Enfin, John Treleaven, désormais incontournable ténor wagnérien – Tristan ici, Tannhäuser là, etc. – se révèle moins nasalisé que bien souvent, offrant à Walther un chant particulièrement clair, par moment lumineux, bien que fatigué dans les derniers pas de l’Acte III (hauteur malmenée, aigu à l’arrachée…). Alan Titus incarne subtilement la bienveillance rusée de Sachs, rôle passionnant dont il livre le moindre mot avec autant d’intelligence que de sensibilité ; son monologue du premier tableau de l’acte final laisse pantois.

La mise en scène de Nicolas Joel lève son rideau sur la brumeuse lumière de l’Église Sainte Catherine où la vie surgit de partout sans encombrer jamais l’espace. Concentrant ses efforts sur le théâtre avant tout, évoluant dans les décors réalistes de Jean-Marc Stehlé et Antoine Fontaine, elle place l’action au temps de Wagner plutôt qu’au Moyen Âge, ce qui souligne la critique assénée par le compositeur aux œillères des musiciens et esthètes de son siècle. Du coup, l’on se sent un peu timide à devoir prendre des notes pendant le premier acte, tandis que le plateau défend un art de conventions… Lorsqu’à l’entracte, en ce week-end où un certain marathon occupe la ville, l’on croise un joyeux komos qui défile sur la place, la notion de convention se trouve salutairement relativisée ! Les longs dialogues souvent ennuyeux de l’Acte II bénéficient du jeu subtilement drôle entre Eva et Sachs, puis Beckmesser et Sachs, avant la fraîche apothéose d’une formidable bataille de polochons. Mais si l’on salue l’ingénieuse représentation de l’intérieur de la maison du cordonnier, à l’Acte III, on regrettera la surcharge sucrée du dernier tableau.
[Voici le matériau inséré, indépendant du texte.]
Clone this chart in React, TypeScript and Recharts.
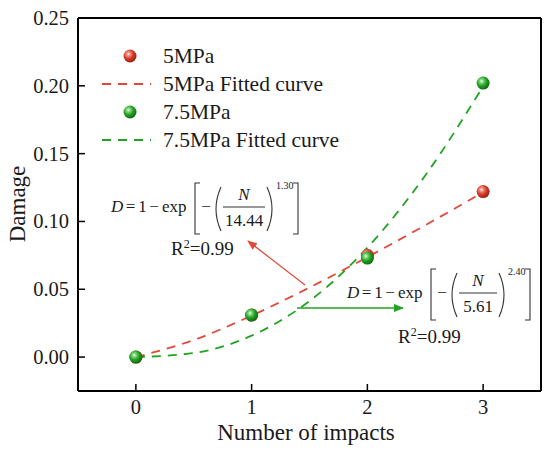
import React from 'react'
import { ComposedChart, Line, Scatter, XAxis, YAxis, Legend, ReferenceLine } from 'recharts'

// measured points
const impacts = [0, 1, 2, 3]
const damage5 = [0, 0.031, 0.075, 0.122]
const damage75 = [0, 0.031, 0.073, 0.202]

// fitted curves
const fitN = [0, 0.5, 1, 1.5, 2, 2.5, 3]
const fit5 = [0, 0.0126, 0.0306, 0.0513, 0.0737, 0.0972, 0.1216]
const fit75 = [0, 0.003, 0.0158, 0.0413, 0.0807, 0.1339, 0.1996]

const xTicks = [0, 1, 2, 3]
const yTicks = [0, 0.05, 0.1, 0.15, 0.2, 0.25]

const FONT = '"Liberation Serif", "Times New Roman", serif'
const RED = '#e2483a'
const GREEN = '#22a322'
const INK = '#1a1a1a'

const pts5 = impacts.map((n, i) => ({ n, d: damage5[i] }))
const pts75 = impacts.map((n, i) => ({ n, d: damage75[i] }))
const curve5 = fitN.map((n, i) => ({ n, d: fit5[i] }))
const curve75 = fitN.map((n, i) => ({ n, d: fit75[i] }))

function Ball({ cx, cy, grad }: { cx: number; cy: number; grad: string }) {
  return <circle cx={cx} cy={cy} r={6.5} fill={`url(#${grad})`} />
}

function T(props: any) {
  return <text fontFamily={FONT} fontSize={17} fill={INK} {...props} />
}

function YTick(props: any) {
  const { x, y, payload } = props
  return (
    <g>
      <line x1={x + 8} x2={x + 15} y1={y} y2={y} stroke="#000" strokeWidth={1.5} />
      <T x={x - 1} y={y} dy={7} textAnchor="end" fontSize={20.5}>
        {payload.value.toFixed(2)}
      </T>
    </g>
  )
}

function XTick(props: any) {
  const { x, y, payload } = props
  return (
    <g>
      <line x1={x} x2={x} y1={y} y2={y - 7} stroke="#000" strokeWidth={1.5} />
      <T x={x} y={y} dy={23} textAnchor="middle" fontSize={20.5}>
        {payload.value}
      </T>
    </g>
  )
}

function LegendBox(props: any) {
  const { payload } = props
  return (
    <div style={{ fontFamily: FONT, fontSize: 21.5, color: INK }}>
      {payload.map((item: any) => (
        <div key={item.value} style={{ height: 28, display: 'flex', alignItems: 'center' }}>
          <svg width={50} height={28}>
            {item.type === 'circle' ? (
              <Ball cx={28} cy={14} grad={item.color === RED ? 'redBall' : 'greenBall'} />
            ) : (
              <line x1={0} x2={49} y1={14} y2={14} stroke={item.color} strokeWidth={1.8} strokeDasharray="9 7" />
            )}
          </svg>
          <span style={{ marginLeft: 11, whiteSpace: 'nowrap' }}>{item.value}</span>
        </div>
      ))}
    </div>
  )
}

// formula D = 1 - exp[-(N/a)^b], placed by the baseline of "D"
function Formula({ x, y, den, exp, barW }: any) {
  const barStart = 112
  const barEnd = barStart + barW
  const top = -29
  const bot = 22
  const rb = barEnd + 33
  return (
    <g transform={`translate(${x},${y})`}>
      <T x={0} y={0} fontStyle="italic">D</T>
      <T x={19.5} y={0} textAnchor="middle">=</T>
      <T x={31.5} y={0} textAnchor="middle">1</T>
      <T x={43} y={0} textAnchor="middle">−</T>
      <T x={51} y={0}>exp</T>
      <path d={`M 89 ${top} H 84 V ${bot} H 89`} fill="none" stroke="#333" strokeWidth={1.1} />
      <T x={95} y={0} textAnchor="middle">−</T>
      <path d={`M ${barStart - 2} -25 Q ${barStart - 12} -3 ${barStart - 2} 19`} fill="none" stroke="#333" strokeWidth={1.1} />
      <T x={barStart + barW / 2} y={-12} fontStyle="italic" textAnchor="middle">N</T>
      <line x1={barStart} x2={barEnd} y1={-5} y2={-5} stroke="#333" strokeWidth={1} />
      <T x={barStart + barW / 2} y={14} textAnchor="middle">{den}</T>
      <path d={`M ${barEnd + 2} -25 Q ${barEnd + 12} -3 ${barEnd + 2} 19`} fill="none" stroke="#333" strokeWidth={1.1} />
      <T x={barEnd + 11} y={-23} fontSize={10}>{exp}</T>
      <path d={`M ${rb - 5} ${top} H ${rb} V ${bot} H ${rb - 5}`} fill="none" stroke="#333" strokeWidth={1.1} />
    </g>
  )
}

function R2({ x, y }: { x: number; y: number }) {
  return (
    <T x={x} y={y} fontSize={19}>
      R<tspan fontSize={12} dy={-7}>2</tspan>
      <tspan dy={7}>=0.99</tspan>
    </T>
  )
}

export default function App() {
  return (
    <div style={{ position: 'absolute', left: 0, top: 0, width: 550, height: 450, background: '#fff' }}>
      <svg width={0} height={0} style={{ position: 'absolute' }}>
        <defs>
          <radialGradient id="redBall" cx="38%" cy="35%" r="65%">
            <stop offset="0%" stopColor="#ffffff" />
            <stop offset="18%" stopColor="#f29a8c" />
            <stop offset="55%" stopColor="#d83c2b" />
            <stop offset="100%" stopColor="#9c2012" />
          </radialGradient>
          <radialGradient id="greenBall" cx="38%" cy="35%" r="65%">
            <stop offset="0%" stopColor="#ffffff" />
            <stop offset="18%" stopColor="#8fdc8a" />
            <stop offset="55%" stopColor="#24a424" />
            <stop offset="100%" stopColor="#0f6b10" />
          </radialGradient>
          <marker id="arrowRed" markerWidth={10} markerHeight={8} refX={9} refY={4} orient="auto" markerUnits="userSpaceOnUse">
            <path d="M0,0 L10,4 L0,8 Z" fill={RED} />
          </marker>
          <marker id="arrowGreen" markerWidth={10} markerHeight={8} refX={9} refY={4} orient="auto" markerUnits="userSpaceOnUse">
            <path d="M0,0 L10,4 L0,8 Z" fill={GREEN} />
          </marker>
        </defs>
      </svg>
      <ComposedChart width={550} height={450} margin={{ top: 18, right: 9, bottom: 58, left: 77 }}>
        <XAxis
          dataKey="n"
          type="number"
          domain={[-0.5, 3.5]}
          ticks={xTicks}
          height={1}
          tickSize={0}
          tickMargin={0}
          tickLine={false}
          tick={<XTick />}
          axisLine={{ stroke: '#000', strokeWidth: 2 }}
          allowDataOverflow
        />
        <YAxis
          type="number"
          domain={[-0.025, 0.25]}
          ticks={yTicks}
          width={1}
          tickSize={0}
          tickMargin={8}
          tickLine={false}
          tick={<YTick />}
          axisLine={{ stroke: '#000', strokeWidth: 2 }}
          allowDataOverflow
        />
        <ReferenceLine y={0.25} stroke="#000" strokeWidth={2} />
        <ReferenceLine x={3.5} stroke="#000" strokeWidth={2} />
        <Legend
          layout="vertical"
          align="center"
          verticalAlign="middle"
          content={<LegendBox />}
          wrapperStyle={{ left: 102, top: 42, width: 300 }}
        />
        <Line
          data={curve5}
          dataKey="d"
          name="5MPa Fitted curve"
          type="monotone"
          stroke={RED}
          strokeWidth={1.8}
          strokeDasharray="9 7"
          dot={false}
          legendType="plainline"
          isAnimationActive={false}
        />
        <Line
          data={curve75}
          dataKey="d"
          name="7.5MPa Fitted curve"
          type="monotone"
          stroke={GREEN}
          strokeWidth={1.8}
          strokeDasharray="9 7"
          dot={false}
          legendType="plainline"
          isAnimationActive={false}
        />
        <Scatter
          data={pts5}
          dataKey="d"
          name="5MPa"
          fill={RED}
          legendType="circle"
          shape={(p: any) => <Ball cx={p.cx} cy={p.cy} grad="redBall" />}
          isAnimationActive={false}
        />
        <Scatter
          data={pts75}
          dataKey="d"
          name="7.5MPa"
          fill={GREEN}
          legendType="circle"
          shape={(p: any) => <Ball cx={p.cx} cy={p.cy} grad="greenBall" />}
          isAnimationActive={false}
        />
        <T x={25} y={204} transform="rotate(-90 25 204)" textAnchor="middle" fontSize={23}>
          Damage
        </T>
        <T x={306} y={440} textAnchor="middle" fontSize={23}>
          Number of impacts
        </T>
        <Formula x={111} y={212} den="14.44" exp="1.30" barW={42} />
        <R2 x={171} y={255} />
        <Formula x={347} y={298} den="5.61" exp="2.40" barW={38} />
        <R2 x={398} y={343} />
        <line x1={305} y1={285} x2={248} y2={241} stroke={RED} strokeWidth={1.2} markerEnd="url(#arrowRed)" />
        <line x1={297} y1={308} x2={403} y2={308} stroke={GREEN} strokeWidth={1.5} markerEnd="url(#arrowGreen)" />
      </ComposedChart>
    </div>
  )
}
Mariant pompe et fluidité avec autant de souplesse que d’expressivité, Pinchas Steinberg conduit les musiciens de l’Orchestre national du Capitole dans une interprétation leste et soignée dont on goûte l’efficacité des tutti – jamais heurtés, les forte sont d’une grande profondeur – comme la délicatesse des traits solistiques (notamment le violoncelle). Bien qu’avec des ensembles masculins parfois instables dans le tableau final, la prestation du Chœur du Capitole est plutôt équilibrée et fiable.